Vegetables in Thai Red Curry with Sweet Potato Noodles
From a Chef's Kitchen
Vegetables in Thai Red Curry with Sweet Potato Noodles is spicy, healthful comfort food any time you need a shot of goodness!
- 2 tablespoons canola or coconut oil
- 1 medium onion ( halved and thinly sliced)
- 1 red bell pepper (cut into 1-inch chunks)
- 1 handful green beans ( cut or broken into 1 1/2-inch pieces (about 1 cup))
- 1 small eggplant (cubed)
- 4 cloves garlic (chopped)
- 2 medium tomatoes (cored, seeded and chopped)
- 1 medium sweet potato, (peeled and spiralized)
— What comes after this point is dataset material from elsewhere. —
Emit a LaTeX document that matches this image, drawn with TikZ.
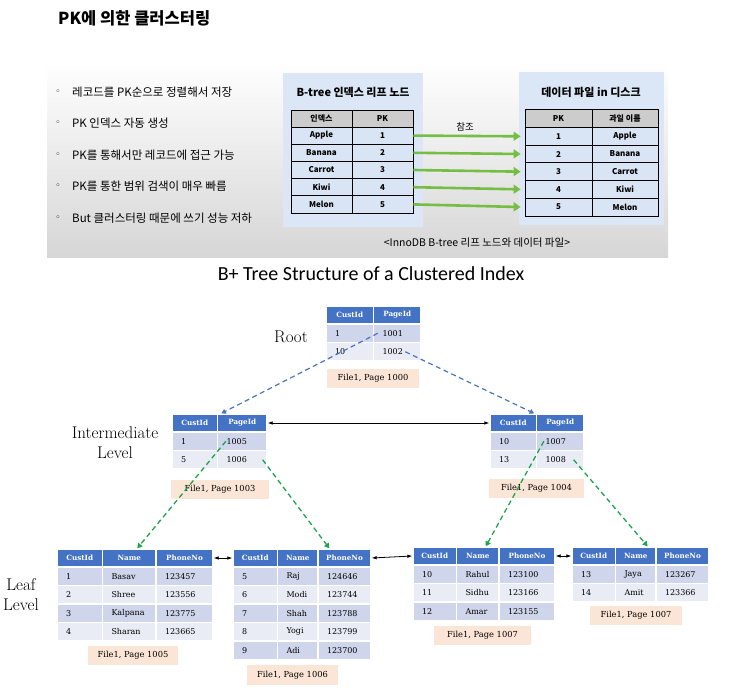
\documentclass[tikz,border=0pt]{standalone}
\usepackage{fontspec}
\usepackage{tikz}
\usetikzlibrary{arrows.meta}
\newfontfamily\krfont{Noto Sans CJK KR}
\newfontfamily\tabfont{DejaVu Serif}
\newfontfamily\capfont{Carlito}
\newfontfamily\symfont{DejaVu Sans}

\definecolor{panelgray}{RGB}{214,214,214}
\definecolor{boxblue}{RGB}{219,231,246}
\definecolor{pkrow}{RGB}{217,228,244}
\definecolor{pkgray}{RGB}{204,204,204}
\definecolor{refgreen}{RGB}{118,190,67}
\definecolor{hdrblue}{RGB}{68,114,196}
\definecolor{rowA}{RGB}{207,213,234}
\definecolor{rowB}{RGB}{233,235,245}
\definecolor{peach}{RGB}{251,229,214}
\definecolor{dashblue}{RGB}{74,116,192}
\definecolor{dashgreen}{RGB}{30,165,75}

\tikzstyle{pkcell} = [rectangle, draw=black, line width=0.8pt, fill=pkrow,
inner sep=0pt, minimum height=17.2pt, text centered,
font=\krfont\bfseries\fontsize{8}{9}\selectfont]
\tikzstyle{pkhead} = [pkcell, fill=pkgray]
\tikzstyle{boxtitle} = [font=\krfont\bfseries\fontsize{11}{13}\selectfont]
\tikzstyle{pointtext} = [anchor=west, inner sep=0pt,
font=\krfont\fontsize{11.5}{13}\selectfont]
\tikzstyle{bulletdot} = [inner sep=0pt, font=\symfont\fontsize{9}{10}\selectfont]
\tikzstyle{bhead} = [rectangle, draw=white, line width=1.3pt, fill=hdrblue,
text=white, inner sep=0pt, minimum height=18pt,
font=\tabfont\bfseries\fontsize{7.2}{8}\selectfont]
\tikzstyle{bcell} = [rectangle, draw=white, line width=1.3pt, inner xsep=9pt,
inner ysep=0pt, minimum height=18.5pt, align=left,
font=\tabfont\fontsize{8}{9}\selectfont]
\tikzstyle{pagebox} = [rectangle, fill=peach, inner sep=0pt, minimum height=19pt,
font=\tabfont\fontsize{8.3}{9}\selectfont]
\tikzstyle{lvlabel} = [align=center, font=\fontsize{17}{20}\selectfont]
\tikzstyle{bluedash} = [dash pattern=on 5pt off 3.5pt, line width=1.2pt,
draw=dashblue, -{Triangle[length=4.5pt,width=5pt]}]
\tikzstyle{greendash} = [dash pattern=on 5pt off 3.5pt, line width=1.3pt,
draw=dashgreen, -{Triangle[length=5pt,width=5.5pt]}]
\tikzstyle{linkarrow} = [line width=0.8pt,
{Latex[length=5pt,width=3.5pt]}-{Latex[length=5pt,width=3.5pt]}]
\tikzstyle{refarrow} = [line width=2.6pt, draw=refgreen,
-{Triangle[length=7pt,width=9pt]}, shorten >=4pt]

\begin{document}
\begin{tikzpicture}[x=1pt, y=-1pt]
\useasboundingbox (0,0) rectangle (730,692);

% upper slide
\shade[top color=white, middle color=white, bottom color=panelgray]
(47,60) rectangle (668,258);
\node(slidetitle)[anchor=west, inner sep=0pt,
font=\krfont\bfseries\fontsize{16.5}{18}\selectfont] at (58,18){PK에 의한 클러스터링};

\foreach \i/\t in {1/레코드를 PK순으로 정렬해서 저장, 2/PK 인덱스 자동 생성,
3/PK를 통해서만 레코드에 접근 가능, 4/PK를 통한 범위 검색이 매우 빠름,
5/But 클러스터링 때문에 쓰기 성능 저하} {
\node(dot\i)[bulletdot] at (58,{92+31.5*(\i-1)}){◦};
\node(pt\i)[pointtext] at (72,{92+31.5*(\i-1)}){\t};
}

\fill[boxblue] (283,73) rectangle (423,227);
\fill[boxblue] (519,72) rectangle (664,225);
\node(idxtitle)[boxtitle] at (353,92){B-tree 인덱스 리프 노드};
\node(datatitle)[boxtitle] at (591,92){데이터 파일 in 디스크};

\node(ix-h1)[pkhead, minimum width=61, minimum height=17] at (321.5,118.5){인덱스};
\node(ix-h2)[pkhead, minimum width=61, minimum height=17] at (382.5,118.5){PK};
\node(df-h1)[pkhead, minimum width=67, minimum height=18.5] at (558.5,118.25){PK};
\node(df-h2)[pkhead, minimum width=66, minimum height=18.5] at (625,118.25){과일 이름};
\foreach \r/\k in {1/Apple,2/Banana,3/Carrot,4/Kiwi,5/Melon} {
\node(ix-\r-a)[pkcell, minimum width=61] at (321.5,{127+17.2*(\r-0.5)}){\k};
\node(ix-\r-b)[pkcell, minimum width=61] at (382.5,{127+17.2*(\r-0.5)}){\r};
\node(df-\r-a)[pkcell, minimum width=67, minimum height=17.7] at (558.5,{127.5+17.7*(\r-0.5)}){\r};
\node(df-\r-b)[pkcell, minimum width=66, minimum height=17.7] at (625,{127.5+17.7*(\r-0.5)}){\k};
}
\foreach \r in {1,...,5}
\draw[refarrow](ix-\r-b.east) -- (df-\r-a.west);

\node(reflbl)[font=\krfont\fontsize{9.5}{11}\selectfont] at (465,127){참조};
\node(caption)[font=\krfont\fontsize{10.5}{12}\selectfont] at (477,243)
{<InnoDB B-tree 리프 노드와 데이터 파일>};

% lower figure
\node(bptitle)[font=\capfont\fontsize{20}{24}\selectfont] at (371,274)
{B+ Tree Structure of a Clustered Index};
\node(rootlbl)[lvlabel] at (291,337){Root};
\node(midlbl)[lvlabel] at (115,443){Intermediate\\Level};
\node(leaflbl)[lvlabel] at (21,595){Leaf\\Level};

% root page
\node(rt-h1)[bhead, minimum width=47.5] at (349.75,315){CustId};
\node(rt-h2)[bhead, minimum width=47.5] at (397.25,315){PageId};
\foreach \i/\cid/\pg/\rc in {1/1/1001/rowA, 2/10/1002/rowB} {
\node(rt-\i-1)[bcell, fill=\rc, text width=29.5] at (349.75,{324+18.5*(\i-0.5)}){\cid};
\node(rt-\i-2)[bcell, fill=\rc, text width=29.5] at (397.25,{324+18.5*(\i-0.5)}){\pg};
}
\node(rt-pg)[pagebox, minimum width=92] at (373,378.5){File1, Page 1000};

% intermediate pages
\node(il-h1)[bhead, minimum width=45.5] at (194.75,423){CustId};
\node(il-h2)[bhead, minimum width=49.5] at (242.25,423){PageId};
\node(ir-h1)[bhead, minimum width=46.5] at (513.25,423){CustId};
\node(ir-h2)[bhead, minimum width=47.5] at (560.25,423){PageId};
\foreach \i/\cid/\pg/\rid/\rpg/\rc in {1/1/1005/10/1007/rowA, 2/5/1006/13/1008/rowB} {
\node(il-\i-1)[bcell, fill=\rc, text width=27.5] at (194.75,{432+18.5*(\i-0.5)}){\cid};
\node(il-\i-2)[bcell, fill=\rc, text width=31.5] at (242.25,{432+18.5*(\i-0.5)}){\pg};
\node(ir-\i-1)[bcell, fill=\rc, text width=28.5] at (513.25,{432+18.5*(\i-0.5)}){\rid};
\node(ir-\i-2)[bcell, fill=\rc, text width=29.5] at (560.25,{432+18.5*(\i-0.5)}){\rpg};
}
\node(il-pg)[pagebox, minimum width=98] at (220,489.5){File1, Page 1003};
\node(ir-pg)[pagebox, minimum width=95] at (536.5,488.5){File1, Page 1004};

% leaf pages
\node(lA-h1)[bhead, minimum width=45.5] at (79.75,558){CustId};
\node(lA-h2)[bhead, minimum width=53.5] at (129.25,558){Name};
\node(lA-h3)[bhead, minimum width=57] at (184.5,558){PhoneNo};
\foreach \i/\nm/\ph/\rc in {1/Basav/123457/rowA, 2/Shree/123556/rowB,
3/Kalpana/123775/rowA, 4/Sharan/123665/rowB} {
\node(lA-\i-1)[bcell, fill=\rc, text width=27.5] at (79.75,{567+18.5*(\i-0.5)}){\i};
\node(lA-\i-2)[bcell, fill=\rc, text width=35.5] at (129.25,{567+18.5*(\i-0.5)}){\nm};
\node(lA-\i-3)[bcell, fill=\rc, text width=39] at (184.5,{567+18.5*(\i-0.5)}){\ph};
}
\node(lA-pg)[pagebox, minimum width=90] at (133,655.5){File1, Page 1005};

\node(lB-h1)[bhead, minimum width=44.5] at (255.25,558){CustId};
\node(lB-h2)[bhead, minimum width=40.5] at (297.75,558){Name};
\node(lB-h3)[bhead, minimum width=53] at (344.5,558){PhoneNo};
\foreach \i/\cid/\nm/\ph/\rc in {1/5/Raj/124646/rowA, 2/6/Modi/123744/rowB,
3/7/Shah/123788/rowA, 4/8/Yogi/123799/rowB, 5/9/Adi/123700/rowA} {
\node(lB-\i-1)[bcell, fill=\rc, text width=26.5] at (255.25,{567+18.5*(\i-0.5)}){\cid};
\node(lB-\i-2)[bcell, fill=\rc, text width=22.5] at (297.75,{567+18.5*(\i-0.5)}){\nm};
\node(lB-\i-3)[bcell, fill=\rc, text width=35] at (344.5,{567+18.5*(\i-0.5)}){\ph};
}
\node(lB-pg)[pagebox, minimum width=91, minimum height=20] at (292.5,675){File1, Page 1006};

\node(lC-h1)[bhead, minimum width=43.5] at (434.75,556){CustId};
\node(lC-h2)[bhead, minimum width=42.5] at (477.75,556){Name};
\node(lC-h3)[bhead, minimum width=56] at (527,556){PhoneNo};
\foreach \i/\cid/\nm/\ph/\rc in {1/10/Rahul/123100/rowA, 2/11/Sidhu/123166/rowB,
3/12/Amar/123155/rowA} {
\node(lC-\i-1)[bcell, fill=\rc, text width=25.5] at (434.75,{565+18.5*(\i-0.5)}){\cid};
\node(lC-\i-2)[bcell, fill=\rc, text width=24.5] at (477.75,{565+18.5*(\i-0.5)}){\nm};
\node(lC-\i-3)[bcell, fill=\rc, text width=38] at (527,{565+18.5*(\i-0.5)}){\ph};
}
\node(lC-pg)[pagebox, minimum width=97] at (482.5,635){File1, Page 1007};

\node(lD-h1)[bhead, minimum width=43.5] at (593.75,556){CustId};
\node(lD-h2)[bhead, minimum width=40.5] at (635.75,556){Name};
\node(lD-h3)[bhead, minimum width=53] at (682.5,556){PhoneNo};
\foreach \i/\cid/\nm/\ph/\rc in {1/13/Jaya/123267/rowA, 2/14/Amit/123366/rowB} {
\node(lD-\i-1)[bcell, fill=\rc, text width=25.5] at (593.75,{565+18.5*(\i-0.5)}){\cid};
\node(lD-\i-2)[bcell, fill=\rc, text width=22.5] at (635.75,{565+18.5*(\i-0.5)}){\nm};
\node(lD-\i-3)[bcell, fill=\rc, text width=35] at (682.5,{565+18.5*(\i-0.5)}){\ph};
}
\node(lD-pg)[pagebox, minimum width=92] at (636,615.5){File1, Page 1007};

% pointers
\draw[bluedash]([xshift=5]rt-1-2.west) -- ([xshift=4.5]il-h2.north west);
\draw[bluedash]([xshift=8]rt-2-2.center) -- ([xshift=-3]ir-h1.north east);
\draw[greendash]([xshift=9]il-1-2.west) -- ([xshift=8]lA-h2.north);
\draw[greendash]([xshift=-5]il-2-2.east) -- ([xshift=12]lB-h3.north west);
\draw[greendash]([xshift=8]ir-1-2.west) -- ([xshift=8]lC-h2.north);
\draw[greendash]([xshift=-11]ir-2-2.east) -- ([xshift=-9]lD-h2.north east);

% sibling links
\draw[linkarrow](il-h2.east) -- (ir-h1.west);
\draw[linkarrow](lA-h3.east) -- (lB-h1.west);
\draw[linkarrow](lB-h3.east) -- (lC-h1.west);
\draw[linkarrow](lC-h3.east) -- (lD-h1.west);

\end{tikzpicture}
\end{document}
- 1 can (15-ounce) coconut milk
- 2 cups vegetable broth
- 2 tablespoons red curry paste (or to taste)
- 2 tablespoons fresh lime juice
- 1 tablespoon fish sauce ( (regular or vegan), soy sauce (regular or gluten-free) or coconut aminos )
- 1 small bunch fresh basil ((Thai if you can find it), leaves torn, reserving some for garnish)
- Heat oil in a large skillet or saute pan over medium-high heat. Add the onion, reduce heat to medium and cook 4 to 5 minutes or until it begins to soften, adjusting heat as necessary so the onion doesn't brown.
- Add the red bell pepper and green beans. Cook 2 to 3 minutes or until green beans deepen in color.
- Add the eggplant and garlic; cook 1 minute or until garlic is fragrant.
- Add tomatoes, sweet potatoes, coconut milk, vegetable broth and red curry paste. Bring to a boil, reduce heat to low, cover and simmer approximately 20 to 25 minutes or until eggplant and sweet potatoes are tender.
- Add lime juice and fish sauce, soy sauce or coconut aminos. Stir in basil. Serve in bowls. Garnish with additional fresh basil.